Limitations & Future Work

  • Relying on LiDAR sensor input, making it unusable in purely monocular scenarios (although devices like iPhones commonly feature LiDAR, many scenarios still lack such sensors).
  • Currently evaluated mainly on indoor scenes; the generalization to large-scale outdoor environments requires further assessment.
  • The LiDAR simulation strategy is relatively simplified; more sophisticated LiDAR noise models (e.g., considering material reflectivity, multi-path interference) could potentially improve performance further.
  • Training requires Zip-NeRF to generate pseudo-GTs for real-world data, which is time-consuming and may introduce systematic errors.
  • Future work can explore other forms of "metric prompts," such as sparse SfM points, IMU data, etc.
  • vs Depth Anything v2: This work adds LiDAR prompts on top of DAv2, upgrading it from a relative depth model to an accurate metric depth model, proving that the foundation model + prompt paradigm is more effective than direct fine-tuning.
  • vs Depth Prompting: Depth Prompting performs post-processing fusion with sparse depth after the foundation model outputs, which is not a true "prompt." This work performs multi-scale fusion of LiDAR information during decoding, representing a deeper conditional integration.
  • vs Traditional Depth Completion Methods: Traditional methods (e.g., NLSPN, BPNet) learn sparse-to-dense mapping as an independent task without utilizing the strong priors of pre-trained depth foundation models.

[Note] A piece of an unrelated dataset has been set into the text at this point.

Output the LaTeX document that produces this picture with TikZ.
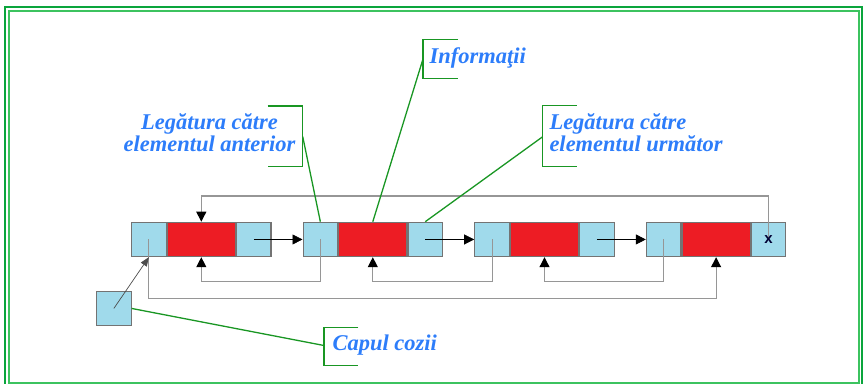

This work leverages the foundation model as a strong regularizer, significantly enhancing generalization capability.

Rating

  • Novelty: ⭐⭐⭐⭐ Introducing the concept of prompting to depth foundation models is novel, though the technical implementation (multi-scale feature fusion) is relatively standard.
  • Experimental Thoroughness: ⭐⭐⭐⭐⭐ Evaluated across two datasets, multiple resolutions, multiple baseline comparisons, along with rich ablations and downstream application verifications.
  • Writing Quality: ⭐⭐⭐⭐⭐ Smooth narrative, clear motivation, and highly informative figures and tables.
  • Value: ⭐⭐⭐⭐⭐ High practical value; combining ubiquitous iPhone LiDAR with a foundation model yields 4K high-quality depth, directly benefiting downstream applications such as 3D reconstruction and robotic grasping.